At present, in the absence of any big planning sticks to help regulate this type of activity, the few applications that are made for such changes of use are assessed against a policy in the adopted 2016 Local Development Plan that deals with “inappropriate uses in residential areas”.
However, a lot can happen in five years. Back in July 2016 there were ‘only’ 6300 properties advertised in the city on Airbnb; by July 2019, this number had mushroomed to 14,000. This meant that the city’s old town apparently had the highest concentration of such properties anywhere in the UK.
As a litmus test of local mood on this issue, a further 88% of respondents to the same Local Plan consultation also agreed that the Council should create a new and more fit-for-purpose planning policy dealing with the loss of homes to alternative uses.
Local Members seem to be fully on board with moves to fight back against unregulated short-term lets. Commenting on the impact of the proposed new regulations in January 2021, City of Edinburgh Council’s planning vice convenor Maureen Child noted that “As well as having a regulatory scheme in place, we’re also looking forward to using the legislation to control the number of short term lets in the city as properties being let out in these areas would automatically require to have ‘change of use’ planning permission” more…
The Council is certainly not obliged to translate all consultation responses into committed policies. However the public response shows considerable support for the Council’s preferred approach of ensuring that planning permission will always be required for the change of use of whole properties for short-term lets.
The next stage in the evolution of the next Local Development Plan will be when a ‘Proposed Plan’ is considered by Committee. This is likely to be in August this year. This document seems likely to include fuller articulation of what a new planning policy to control short term lets will look like. Given the proposed plan represents the ‘settled view of the Council’, it will thereafter have material weight in the determination of any planning applications of this kind.

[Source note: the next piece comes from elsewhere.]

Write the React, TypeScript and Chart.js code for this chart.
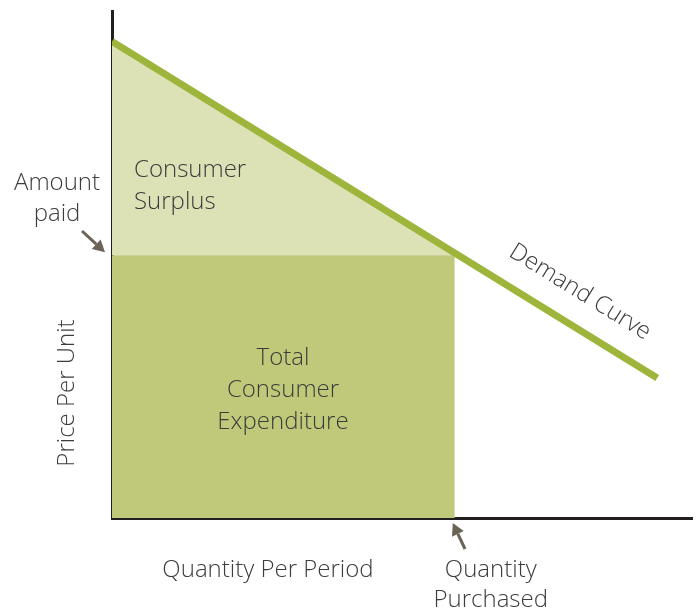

Savills planner Angus Dodds has been following the progress of attempts to regulate short term letting in Edinburgh over several years. An occasional Airbnb host himself, he cautions owners from taking too relaxed a view on the impact of these changes in light of the 2024 end-stop date.
“The regulation of short-term lets has always occupied a murky area somewhere on the fringes of both planning and environmental health enforcement; meaning that many local authorities have traditionally taken a bit of a laissez-faire approach. However, both the recent planning regulations and the future licensing regulations represent something with a bit more teeth than we’ve been used to, meaning that owners should sit up and take stock sooner rather than later.
“Owners might be forgiven for thinking that 2024 is a long way off and accordingly a rather distant threat. However, in short term let control areas, if having a planning permission in place is a necessary pre-requisite of getting a licence to operate, the number of planning applications that will need to pass through the system before April 2023 will be considerable. Within Edinburgh, research conducted in May 2019 showed that 6167 ‘whole properties’ were available on Airbnb across the city’s most advertised 10 wards. In the City Centre ward alone there were 2142 such listings.
“The Council seems certain to use these new powers, but we don’t know yet how large its control zones might be. If it was to encompass the whole city for example, that would equate to an awful lot of planning applications. Given the City Council typically validates 400-500 applications every month, a sudden influx of several thousand additional applications could create serious delays if all owners wait till the last minute to get this addressed. In the circumstances keeping a close eye on the situation, and getting your planning application in early would seem to be a wise move”.